Âgé de trente-deux ans, Scott James est policier en uniforme à Los Angeles. Il fait équipe en patrouilles avec Stephanie Anders. Scott espère intégrer bientôt une unité d'élite. Cette nuit-là, tous deux assistent à un accident de la circulation entre un camion et une Bentley. Mais quand intervient une Gran Torino, une fusillade éclate. Le couple de policiers est visé, même si ce sont les occupants de la Bentley qu'on ciblait. Stephanie Anders est abattue par les tueurs, Scott James en sort gravement blessé. Neuf mois et demi plus tard, Scott a toujours des séquelles post-traumatiques et physiques, qu'un psy a du mal à soigner. Le policier est hanté par les images de la scène meurtrière. Pendant tout ce temps, l'enquête sur la mitraillade n'a pas vraiment avancé.
Scott James a été accepté dans la brigade canine, l'unité K9. Pour le recaser, plutôt que grâce à ses compétences. Leland, le patron, ne voit pas d'un bon œil que Scott choisisse le berger allemand Maggie. Cette chienne a appartenu au corps des Marines. Son maître est mort en opération en Afghanistan. Maggie, qui l'a protégé jusqu'au bout, souffre de stress post-traumatique, comme Scott. La chienne ne supporte pas le bruit des coups de feu, handicap majeur. Même avec des médicaments, le psy de Scott ne peut guère aider la chienne. L'idée de Leland est d'inciter Scott à renoncer à ce boulot, Maggie ne pouvant être entraînée correctement. Néanmoins, le couple fonctionne assez bien. La chienne ne tarde pas à adopter son nouveau maître.

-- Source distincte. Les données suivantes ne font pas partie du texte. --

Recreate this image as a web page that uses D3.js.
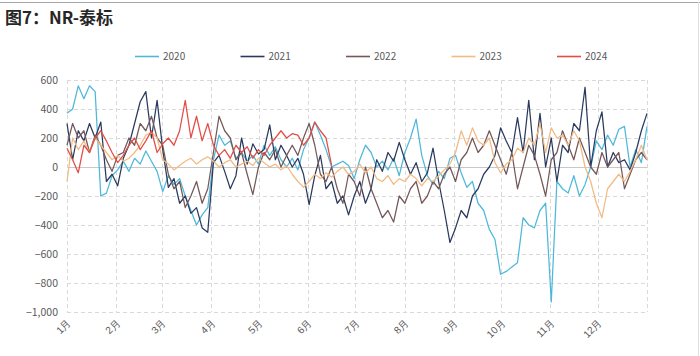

L'inspecteur Orso et sa collègue Cowly relancent l'enquête sur la fusillade. Scott retourne souvent sur les lieux, maintenant avec Maggie. Il s'est aperçu que les cambriolages sont fréquents dans ce quartier. Pas impossible qu'un braqueur présent cette nuit-là ait pu voir quelque chose de précis. Même si ce sont aussi des drogués, tels Marshall Ishi, que l'on va arrêter avec l'aide des flics de l'unité spéciale vols. Scott étudie les témoignages et la reconstitution des faits dans le dossier mis à sa disposition. Les victimes de la Bentley, Pahlasian et Beloit, passèrent par deux clubs avant la fusillade. Pour Scott, ça n'explique pas que “deux richards se baladent en Bentley pendant une demie-heure dans un quartier pourri à cette heure de la nuit”. Pour Maggie, l'entraînement continue...
Voilà un suspense diablement sympathique, par un romancier chevronné puisqu'il est déjà l'auteur d'une quinzaine de titres. Concernant l'intrigue criminelle proprement dite, Robert Crais sait ménager ses effets. Après la scène-choc de la fusillade, il va distiller les menus indices, les possibles pistes. Il nous présente un policier plutôt solitaire, persévérant à chercher des éléments sur la mort de sa partenaire. Un thème classique et solide. Idem pour l'aspect psychologique. Depuis quelques années, les Américains ont admis la notion de stress post-traumatique : c'est un sujet récurrent que l'auteur utilise avec pertinence. Pour le héros comme pour la chienne Maggie, puisque Scott James a intégré la brigade canine (K9, prononcez K-nine).
Ce qui séduira bon nombre de lectrices et de lecteurs, c'est bien sûr la nouvelle partenaire du policier, pesant quarante kilos. D'autant que certaines scènes sont “vues par” Maggie, la chienne militaire. La relation entre un animal (capable d'un véritable dressage) et son maître (directif sans dureté) apparaît effectivement bien décrite. Les amoureux des chiens s'y reconnaîtront certainement. On ne sera pas surpris qu'existe un projet de film autour de cette histoire, avec un tel tandem chien-maître. Toutefois, quant au livre, un polar ne fonctionnerait pas sans un scénario sérieux et une narration fluide : atouts favorables qui sont bien présents dans ce “Suspect”.